In April of this year, she recounted her harrowing experiences in testimony before the U.S. House Foreign Affairs Committee, urging that justice be served.

"I remember everything," she said. "He [the attacker] held me at gunpoint, abused and raped me repeatedly. I was so shocked and exhausted that I lost consciousness. I would regain consciousness and cry with no control begging him to kill me. He said, 'No.

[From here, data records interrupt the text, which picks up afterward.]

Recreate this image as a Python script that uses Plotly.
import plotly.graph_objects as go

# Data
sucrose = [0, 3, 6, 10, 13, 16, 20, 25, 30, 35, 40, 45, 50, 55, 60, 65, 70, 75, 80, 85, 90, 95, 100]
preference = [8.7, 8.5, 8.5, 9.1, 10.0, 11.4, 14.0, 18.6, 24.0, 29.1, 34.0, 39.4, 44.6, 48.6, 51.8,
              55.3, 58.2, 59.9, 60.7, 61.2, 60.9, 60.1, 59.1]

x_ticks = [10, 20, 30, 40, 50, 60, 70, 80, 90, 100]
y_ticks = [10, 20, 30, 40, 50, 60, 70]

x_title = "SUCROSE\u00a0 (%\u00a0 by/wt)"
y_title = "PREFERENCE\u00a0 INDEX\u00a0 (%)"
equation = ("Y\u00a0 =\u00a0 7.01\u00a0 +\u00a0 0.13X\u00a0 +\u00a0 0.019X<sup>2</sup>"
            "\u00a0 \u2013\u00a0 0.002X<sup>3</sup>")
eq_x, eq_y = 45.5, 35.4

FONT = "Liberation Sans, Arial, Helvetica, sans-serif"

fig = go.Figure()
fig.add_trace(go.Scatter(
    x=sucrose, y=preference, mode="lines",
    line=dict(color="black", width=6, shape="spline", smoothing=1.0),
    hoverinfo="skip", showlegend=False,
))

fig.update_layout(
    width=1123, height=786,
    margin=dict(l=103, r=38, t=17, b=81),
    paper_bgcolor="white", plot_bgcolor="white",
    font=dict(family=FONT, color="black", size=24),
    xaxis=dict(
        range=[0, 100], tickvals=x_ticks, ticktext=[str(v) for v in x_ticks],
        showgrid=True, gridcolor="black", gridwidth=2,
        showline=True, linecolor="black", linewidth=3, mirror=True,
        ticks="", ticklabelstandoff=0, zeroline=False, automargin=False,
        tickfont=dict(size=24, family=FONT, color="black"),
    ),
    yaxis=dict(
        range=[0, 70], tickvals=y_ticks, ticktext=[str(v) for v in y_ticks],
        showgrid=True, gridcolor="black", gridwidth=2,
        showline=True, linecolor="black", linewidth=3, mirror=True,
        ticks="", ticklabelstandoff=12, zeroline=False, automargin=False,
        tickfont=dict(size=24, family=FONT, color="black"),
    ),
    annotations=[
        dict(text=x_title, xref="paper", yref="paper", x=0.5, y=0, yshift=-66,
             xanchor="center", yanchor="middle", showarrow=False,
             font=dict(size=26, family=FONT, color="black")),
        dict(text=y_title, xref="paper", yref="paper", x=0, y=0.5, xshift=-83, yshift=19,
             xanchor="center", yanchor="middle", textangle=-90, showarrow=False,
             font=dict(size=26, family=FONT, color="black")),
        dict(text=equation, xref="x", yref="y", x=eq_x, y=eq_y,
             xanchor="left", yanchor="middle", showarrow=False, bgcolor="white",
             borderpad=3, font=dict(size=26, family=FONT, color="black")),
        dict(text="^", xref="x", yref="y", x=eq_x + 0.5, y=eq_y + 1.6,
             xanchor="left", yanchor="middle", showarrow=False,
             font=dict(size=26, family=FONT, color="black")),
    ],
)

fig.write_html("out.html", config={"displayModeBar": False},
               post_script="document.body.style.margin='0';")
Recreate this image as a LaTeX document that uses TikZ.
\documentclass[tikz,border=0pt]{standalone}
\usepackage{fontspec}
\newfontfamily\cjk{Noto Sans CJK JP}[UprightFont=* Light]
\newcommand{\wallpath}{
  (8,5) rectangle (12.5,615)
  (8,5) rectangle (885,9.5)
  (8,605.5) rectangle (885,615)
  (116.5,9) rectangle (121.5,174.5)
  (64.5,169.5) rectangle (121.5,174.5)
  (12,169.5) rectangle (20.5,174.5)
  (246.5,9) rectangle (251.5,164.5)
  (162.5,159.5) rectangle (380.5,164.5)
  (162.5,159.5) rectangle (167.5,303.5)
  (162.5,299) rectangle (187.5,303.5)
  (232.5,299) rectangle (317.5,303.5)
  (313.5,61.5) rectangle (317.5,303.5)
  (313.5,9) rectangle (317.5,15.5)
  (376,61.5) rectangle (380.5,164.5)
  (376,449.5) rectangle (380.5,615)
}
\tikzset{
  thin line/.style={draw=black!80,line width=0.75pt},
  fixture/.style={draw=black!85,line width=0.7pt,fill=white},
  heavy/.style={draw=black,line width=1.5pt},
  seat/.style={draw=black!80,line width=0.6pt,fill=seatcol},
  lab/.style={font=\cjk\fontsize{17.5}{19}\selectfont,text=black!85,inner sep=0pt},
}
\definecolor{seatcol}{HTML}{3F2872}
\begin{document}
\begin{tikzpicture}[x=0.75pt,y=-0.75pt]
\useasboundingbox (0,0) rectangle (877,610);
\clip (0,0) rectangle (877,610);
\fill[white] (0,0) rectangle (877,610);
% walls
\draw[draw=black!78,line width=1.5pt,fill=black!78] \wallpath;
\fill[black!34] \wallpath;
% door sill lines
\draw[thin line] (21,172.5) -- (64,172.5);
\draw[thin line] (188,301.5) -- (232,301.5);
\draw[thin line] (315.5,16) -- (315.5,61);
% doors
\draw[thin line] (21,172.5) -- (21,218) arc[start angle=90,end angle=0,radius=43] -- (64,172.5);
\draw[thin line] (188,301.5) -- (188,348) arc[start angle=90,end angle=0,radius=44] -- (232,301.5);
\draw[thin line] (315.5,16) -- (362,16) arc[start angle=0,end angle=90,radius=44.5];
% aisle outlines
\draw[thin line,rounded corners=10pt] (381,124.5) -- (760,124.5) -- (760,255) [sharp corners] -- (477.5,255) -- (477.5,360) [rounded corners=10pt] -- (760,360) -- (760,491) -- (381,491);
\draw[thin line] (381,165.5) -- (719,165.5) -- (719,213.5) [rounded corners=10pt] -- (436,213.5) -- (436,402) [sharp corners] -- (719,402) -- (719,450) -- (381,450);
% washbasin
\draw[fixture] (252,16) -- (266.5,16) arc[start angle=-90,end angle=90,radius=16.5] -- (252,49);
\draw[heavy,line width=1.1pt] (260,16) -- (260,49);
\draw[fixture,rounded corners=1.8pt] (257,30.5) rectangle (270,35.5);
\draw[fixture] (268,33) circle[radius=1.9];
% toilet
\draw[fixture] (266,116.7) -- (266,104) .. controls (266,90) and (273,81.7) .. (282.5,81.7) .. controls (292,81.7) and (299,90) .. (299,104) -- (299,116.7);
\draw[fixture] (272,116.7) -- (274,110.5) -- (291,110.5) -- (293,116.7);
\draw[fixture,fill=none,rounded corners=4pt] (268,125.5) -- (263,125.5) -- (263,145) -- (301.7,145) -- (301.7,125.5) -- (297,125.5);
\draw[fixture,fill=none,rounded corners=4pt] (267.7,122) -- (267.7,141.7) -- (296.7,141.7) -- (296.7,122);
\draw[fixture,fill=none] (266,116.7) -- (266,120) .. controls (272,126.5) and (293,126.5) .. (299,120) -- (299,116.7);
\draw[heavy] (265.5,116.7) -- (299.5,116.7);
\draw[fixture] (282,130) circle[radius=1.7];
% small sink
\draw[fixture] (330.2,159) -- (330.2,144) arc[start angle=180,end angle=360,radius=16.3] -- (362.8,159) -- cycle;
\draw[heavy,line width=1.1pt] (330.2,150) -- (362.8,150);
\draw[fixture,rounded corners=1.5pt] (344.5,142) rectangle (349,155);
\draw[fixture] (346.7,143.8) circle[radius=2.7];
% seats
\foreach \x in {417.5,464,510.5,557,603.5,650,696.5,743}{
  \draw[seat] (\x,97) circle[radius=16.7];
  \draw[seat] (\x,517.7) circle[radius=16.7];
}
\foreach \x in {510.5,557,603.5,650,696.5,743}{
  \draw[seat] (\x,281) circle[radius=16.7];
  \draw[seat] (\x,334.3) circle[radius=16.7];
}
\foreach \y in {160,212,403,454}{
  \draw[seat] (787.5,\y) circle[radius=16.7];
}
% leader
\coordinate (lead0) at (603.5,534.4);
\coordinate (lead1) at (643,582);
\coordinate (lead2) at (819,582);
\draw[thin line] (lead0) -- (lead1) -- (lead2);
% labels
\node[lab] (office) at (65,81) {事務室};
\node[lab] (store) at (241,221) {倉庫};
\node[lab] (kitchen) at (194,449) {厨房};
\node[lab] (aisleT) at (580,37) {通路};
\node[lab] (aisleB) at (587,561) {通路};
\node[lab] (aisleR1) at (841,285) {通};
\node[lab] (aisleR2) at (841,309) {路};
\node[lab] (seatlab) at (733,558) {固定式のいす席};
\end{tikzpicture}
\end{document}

I won't because you will suffer more this way.' In all honesty, I did suffer a lot."

Krasniqi Goodman offered her support for Tahiri-Sylejmani on Monday, saying she "could always count on her and her family's support.”

Since telling her story, Krasniqi Goodman has become an advocate for justice for survivors of sexual violence in war.

5,000 dresses and skirts hang inside a stadium, in an exhibition titled "Thinking of You" by Kosovo-born Alketa Xhafa-Mripa, in Pristina, June 2015. The artist hoped to draw attention to the stigma suffered by victims of wartime sexual violence.
5,000 dresses and skirts hang inside a stadium, in an exhibition titled "Thinking of You" by Kosovo-born Alketa Xhafa-Mripa, in Pristina, June 2015. The artist hoped to draw attention to the stigma suffered by victims of wartime sexual violence.

Shedding the stigma

Many survivors kept quiet for decades, fearing the shame and public humiliation that rape can bring to an extended family in a historically patriarchal society.

As Kosovo struggled to rebuild and secure international recognition in the wake of its 2008 declaration of independence, the issue of sexual violence remained largely on the back burner.

Last year, the government started to provide reparations for victims of sexual war crimes under a law that compensates veterans of the Kosovo War.

Claimants welcome the lifetime monthly compensation of $275 for the physical and psychological trauma — about 90% of the average salary for Kosovar women.

Even so, Tahiri-Sylejmani and Krasniqi Goodman insist the compensation is no substitute for justice.